Namun alam Semesta tidak pernah berkhianat kepada sang pengabdi. Penolakkan besar-besaran Israel kemudian menggema. Tagline “Save Palestina” menggelinding bak bola salju. Indonesia kemudian dikenal sebagai bangsa yang paling keras menolak Israel. 


Lalu apakah tidak ada yang kemudian mengenang Ganjar yang paling keras menolak ? 


Ganjar kemudian tenggelam dengan sepi. Tugasnya selesai ketika menyatakan sikapnya. 


Sikap, kesetiaan kepada gagasan kemudian diwujudkan dengan sikap menolak tawaran Partai lain untuk Koalisi Pilpres. Karpet Merah yang telah disiapkan ternyata sama sekali tidak menggiurkannya. 


Ganjar tetap memilih menjaga nilai. Setia kepada Partai yang telah membesarkannya. 


Nilai-nilai yang ditawarkan Ganjar adalah pondasi penting sebagai sikap kepemimpinan.
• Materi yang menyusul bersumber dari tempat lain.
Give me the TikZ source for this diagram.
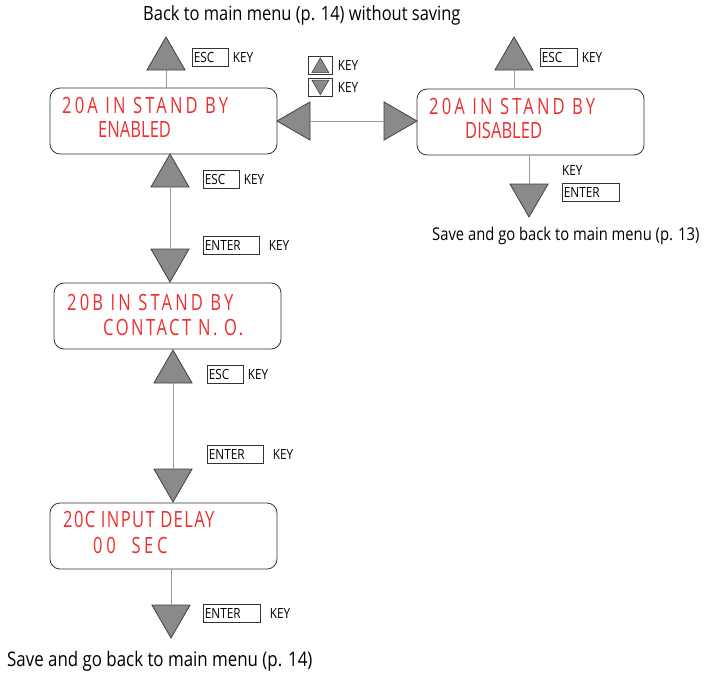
\documentclass[tikz,border=0pt]{standalone}
\usepackage{fontspec}
\setmainfont{Open Sans}[FakeStretch=0.84]
\newfontfamily\lcdfont{Open Sans}[FakeStretch=0.74]
\usetikzlibrary{shapes.geometric,positioning}
\definecolor{lcdred}{HTML}{EE2E2E}
\definecolor{trigray}{HTML}{8A8A8A}
\begin{document}
\begin{tikzpicture}[x=1pt,y=-1pt,
  screen/.style={draw=black!80,line width=.8pt,rounded corners=10pt,minimum width=227pt,minimum height=66pt},
  lcd/.style={font=\lcdfont\fontsize{22.4}{24}\selectfont\addfontfeature{LetterSpace=#1},text=lcdred,anchor=base west,inner sep=0pt},
  tri/.style={regular polygon,regular polygon sides=3,regular polygon rotate=#1,minimum size=44pt,inner sep=0pt,outer sep=0pt,draw=black!75,fill=trigray,line width=.8pt},
  link/.style={draw=black!40,line width=1pt},
  keybox/.style={draw=black!80,line width=.7pt,inner ysep=0pt,inner xsep=1.5pt,minimum height=18pt,text width=#1,align=left,anchor=north west,font=\fontsize{14}{14}\selectfont},
  keytxt/.style={inner sep=0pt,font=\fontsize{14}{14}\selectfont},
  arrowkey/.style={draw=black!80,line width=.7pt,minimum width=24pt,minimum height=18pt,inner sep=0pt,anchor=north west},
  note/.style={inner sep=0pt,anchor=base west,font=\fontsize{#1}{#1}\selectfont}]
\useasboundingbox (0,0) rectangle (704,673);
\node[screen] (A1) at (163.5,121) {};
\node[screen] (A2) at (530.5,122) {};
\node[screen] (B) at (167.5,316) {};
\node[screen] (C) at (163.5,536) {};
\node[lcd=14] (A1a) at (62,113) {20A IN STAND BY};
\node[lcd=0] (A1b) at (98,137) {ENABLED};
\node[lcd=14] (A2a) at (429,114) {20A IN STAND BY};
\node[lcd=0] (A2b) at (465,138) {DISABLED};
\node[lcd=14] (Ba) at (67,310) {20B IN STAND BY};
\node[lcd=11] (Bb) at (103,335) {CONTACT N. O.};
\node[lcd=6] (Ca) at (63,527) {20C INPUT DELAY};
\node[lcd=16] (Cb) at (93,553) {00\ \ SEC};
\node[tri=0,anchor=corner 1] (tA1) at (166,37) {};
\node[tri=90,anchor=corner 1] (tL) at (277,121) {};
\node[tri=-90,anchor=corner 1] (tR) at (417,121) {};
\node[tri=0,anchor=corner 1] (tA2) at (514,37) {};
\node[tri=180,anchor=corner 1] (tA2d) at (529,217) {};
\node[tri=0,anchor=corner 1] (tB1) at (170,154) {};
\node[tri=180,anchor=corner 1] (tB2) at (170,282) {};
\node[tri=0,anchor=corner 1] (tC1) at (173,350) {};
\node[tri=180,anchor=corner 1] (tC2) at (173,502) {};
\node[tri=180,anchor=corner 1] (tE) at (171,638) {};
\draw[link] (tA1.side 2) -- (tA1.side 2 |- A1.north);
\draw[link] (tL.side 2) -- (tR.side 2);
\draw[link] (tA2.side 2) -- (tA2.side 2 |- A2.north);
\draw[link] (tA2d.side 2 |- A2.south) -- (tA2d.side 2);
\draw[link] (tB1.side 2) -- (tB2.side 2);
\draw[link] (tC1.side 2) -- (tC2.side 2);
\draw[link] (tE.side 2 |- C.south) -- (tE.side 2);
\node[keybox=33pt] (escA1) at (192,48) {ESC};
\node[keytxt,right=4pt of escA1] (kA1) {KEY};
\node[keybox=34pt] (escA2) at (540,48) {ESC};
\node[keytxt,right=4pt of escA2] (kA2) {KEY};
\node[keytxt,anchor=base west] (kA2d) at (562,175) {KEY};
\node[keybox=54pt] (entA2) at (562,183) {ENTER};
\node[keybox=33pt] (escB) at (203,170) {ESC};
\node[keytxt,right=4pt of escB] (kB1) {KEY};
\node[keybox=53pt] (entB) at (203,236) {ENTER};
\node[keytxt,right=9pt of entB] (kB2) {KEY};
\node[keybox=33pt] (escC) at (207,365) {ESC};
\node[keytxt,right=4pt of escC] (kC1) {KEY};
\node[keybox=53pt] (entC) at (207,445) {ENTER};
\node[keytxt,right=9pt of entC] (kC2) {KEY};
\node[keybox=54pt] (entE) at (203,604) {ENTER};
\node[keytxt,right=9pt of entE] (kE) {KEY};
\node[arrowkey] (upkey) at (308,56) {};
\node[arrowkey] (downkey) at (308,78) {};
\node[tri=0,minimum size=19.6pt,line width=.6pt] (upsym) at ([yshift=-2.4pt]upkey.center) {};
\node[tri=180,minimum size=19.6pt,line width=.6pt] (downsym) at ([yshift=2.4pt]downkey.center) {};
\node[keytxt,right=5pt of upkey] (kup) {KEY};
\node[keytxt,right=5pt of downkey] (kdown) {KEY};
\node[note=19.6] (back) at (143,20) {Back to main menu (p. 14) without saving};
\node[note=17.6] (save13) at (432,240) {Save and go back to main menu (p. 13)};
\node[note=20.1] (save14) at (7,666) {Save and go back to main menu (p. 14)};
\end{tikzpicture}
\end{document}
Ditangan pemimpin, sikap yang jelas, tidak mencla-mencle. Bak istilah Jawa “pagi kedele. Sore tempe”. 


Bahkan seorang tokoh nasional pernah menyebutkan seorang Pemimpin, lidahnya mengandung meterai. Setiap katanya adalah perintah yang harus dipertanggungjawabkan. 
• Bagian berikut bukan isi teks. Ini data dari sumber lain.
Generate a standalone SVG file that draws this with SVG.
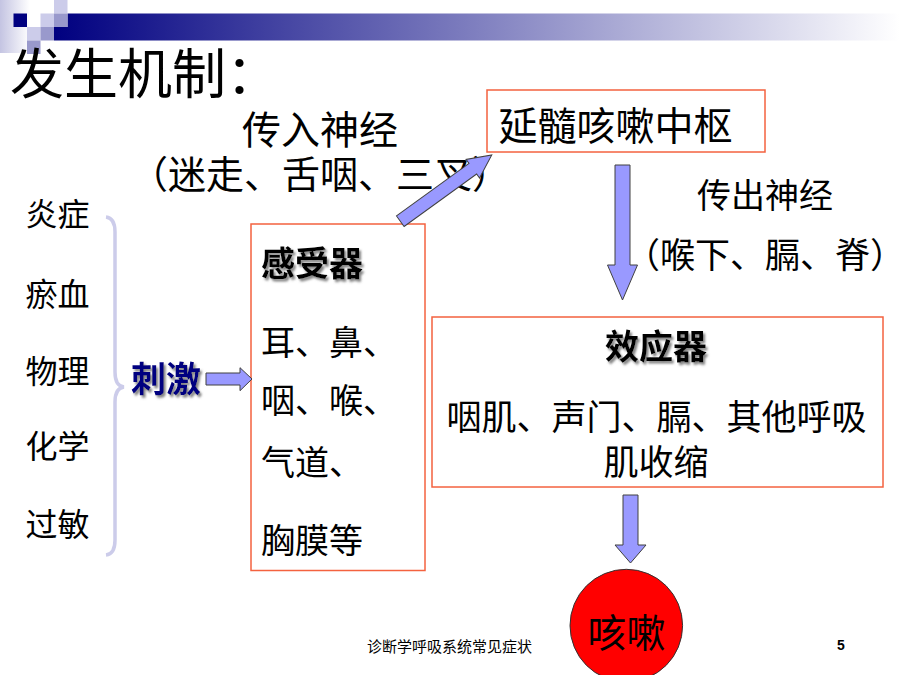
<svg xmlns="http://www.w3.org/2000/svg" width="900" height="675" viewBox="0 0 900 675">
  <defs>
    <linearGradient id="barGrad" gradientUnits="userSpaceOnUse" x1="54" y1="0" x2="900" y2="0">
      <stop offset="0" stop-color="#000080"/>
      <stop offset="1" stop-color="#ffffff"/>
    </linearGradient>
    <linearGradient id="stripGrad" gradientUnits="userSpaceOnUse" x1="0" y1="0" x2="30" y2="0">
      <stop offset="0" stop-color="#c4c4e2"/>
      <stop offset="1" stop-color="#ffffff"/>
    </linearGradient>
    <filter id="shadow" x="-10%" y="-20%" width="130%" height="150%">
      <feDropShadow dx="2" dy="2.5" stdDeviation="0.8" flood-color="#777777" flood-opacity="0.9"/>
    </filter>
    <style>
      .t { font-family: "Noto Sans CJK SC", "Noto Sans", sans-serif; fill: #000000; }
      .box { fill: #ffffff; stroke: #f4623f; stroke-width: 1.5; }
      .arrow { fill: #9999ff; stroke: #404040; stroke-width: 1; stroke-linejoin: miter; }
      .bold { font-weight: bold; filter: url(#shadow); }
    </style>
  </defs>

  <rect width="900" height="675" fill="#ffffff"/>

  <!-- slide decoration -->
  <g id="decoration">
    <rect x="0" y="0" width="30" height="53" fill="url(#stripGrad)"/>
    <rect x="54" y="27" width="846" height="13.5" fill="url(#barGrad)"/>
    <rect x="67.5" y="13.5" width="832.5" height="13.5" fill="url(#barGrad)"/>
    <rect x="13.5" y="13.5" width="13.5" height="13.5" fill="#000080"/>
    <rect x="54" y="0" width="13.5" height="13.5" fill="#ccccea"/>
    <rect x="40.5" y="13.5" width="13.5" height="13.5" fill="#ccccea"/>
    <rect x="27" y="27" width="13.5" height="13.5" fill="#ccccea"/>
    <rect x="54" y="13.5" width="13.5" height="13.5" fill="#9999cc"/>
    <rect x="40.5" y="27" width="13.5" height="13.5" fill="#9999cc"/>
    <rect x="27" y="40.5" width="13.5" height="13.5" fill="#9999cc"/>
  </g>

  <text id="title" class="t" x="10" y="94" font-size="54">发生机制：</text>

  <g id="afferent-label">
    <text class="t" x="320" y="144" font-size="39" text-anchor="middle">传入神经</text>
    <text class="t" x="320" y="188" font-size="38" text-anchor="middle">（迷走、舌咽、三叉）</text>
  </g>

  <g id="efferent-label">
    <text class="t" x="765" y="208" font-size="34" text-anchor="middle">传出神经</text>
    <text class="t" x="765" y="268" font-size="35" text-anchor="middle">（喉下、膈、脊）</text>
  </g>

  <g id="causes">
    <text class="t" x="57.5" y="226" font-size="32" text-anchor="middle">炎症</text>
    <text class="t" x="57.5" y="306" font-size="32" text-anchor="middle">瘀血</text>
    <text class="t" x="57.5" y="383" font-size="32" text-anchor="middle">物理</text>
    <text class="t" x="57.5" y="458" font-size="32" text-anchor="middle">化学</text>
    <text class="t" x="57.5" y="536" font-size="32" text-anchor="middle">过敏</text>
    <path d="M106,217 Q115,218 115,232 L115,372 Q115,386 124,387 Q115,388 115,402 L115,540 Q115,554 106,555" fill="none" stroke="#ccccea" stroke-width="3.5"/>
  </g>

  <g id="stimulus">
    <text class="t bold" x="166" y="392" font-size="35" text-anchor="middle" style="fill:#000080">刺激</text>
  </g>

  <g id="receptor">
    <rect class="box" x="251" y="224" width="174" height="346.5"/>
    <text class="t bold" x="261" y="276" font-size="34">感受器</text>
    <text class="t" x="261" y="355" font-size="34">耳、鼻、</text>
    <text class="t" x="261" y="413" font-size="34">咽、喉、</text>
    <text class="t" x="261" y="475" font-size="34">气道、</text>
    <text class="t" x="261" y="553" font-size="34">胸膜等</text>
  </g>

  <g id="center">
    <rect class="box" x="487" y="90" width="278" height="62"/>
    <text class="t" x="615.5" y="140" font-size="39" text-anchor="middle">延髓咳嗽中枢</text>
  </g>

  <g id="effector">
    <rect class="box" x="432" y="317" width="451" height="170"/>
    <text class="t bold" x="656" y="359" font-size="34" text-anchor="middle">效应器</text>
    <text class="t" x="656.5" y="429.5" font-size="35" text-anchor="middle">咽肌、声门、膈、其他呼吸</text>
    <text class="t" x="656" y="474.5" font-size="35" text-anchor="middle">肌收缩</text>
  </g>

  <g id="cough">
    <circle cx="626.3" cy="625.6" r="56.3" fill="#ff0000" stroke="#333333" stroke-width="1"/>
    <text class="t" x="626.5" y="647" font-size="39" text-anchor="middle">咳嗽</text>
  </g>

  <g id="connectors">
    <polygon class="arrow" points="206,373 240,373 240,367.7 252,379 240,390.7 240,385 206,385"/>
    <polygon class="arrow" transform="translate(400.3,221.2) rotate(-35.9)" points="0,-6.5 89.5,-6.5 89.5,-11.5 112.9,0 89.5,11.5 89.5,6.5 0,6.5"/>
    <polygon class="arrow" points="615,165 630,165 630,265 637.5,265 622.5,300 607.5,265 615,265"/>
    <polygon class="arrow" points="623,495 638,495 638,545 646,545 630.5,563 615,545 623,545"/>
  </g>

  <g id="footer">
    <text class="t" x="367" y="652" font-size="15">诊断学呼吸系统常见症状</text>
    <text x="837" y="650" font-size="14" font-weight="bold" font-family="Liberation Sans, Arial, sans-serif">5</text>
  </g>
</svg>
Nilai-nilai dan sikap ganjar adalah Oase ditengah sikap hipokrit dari berbagai partai. Yang cenderung memotong proses dan hanya berkonsentrasi terhadap kemenangan yang diraihnya. 


Mereka menabrak Aturan, mekanisme Partai hingga nalar publik yang kemudian menjadikan mereka hanyalah “sekedar petualang politik”. 


Nilai-nilai dan sikap ganjar adalah keteladanan yang mengajarkan sikap yang harus diambil seorang pemimpin. 


Dan saya memilih berada didalam barisan orang yang selalu Teguh memegang nilai dan sikap yang diambil Ganjar.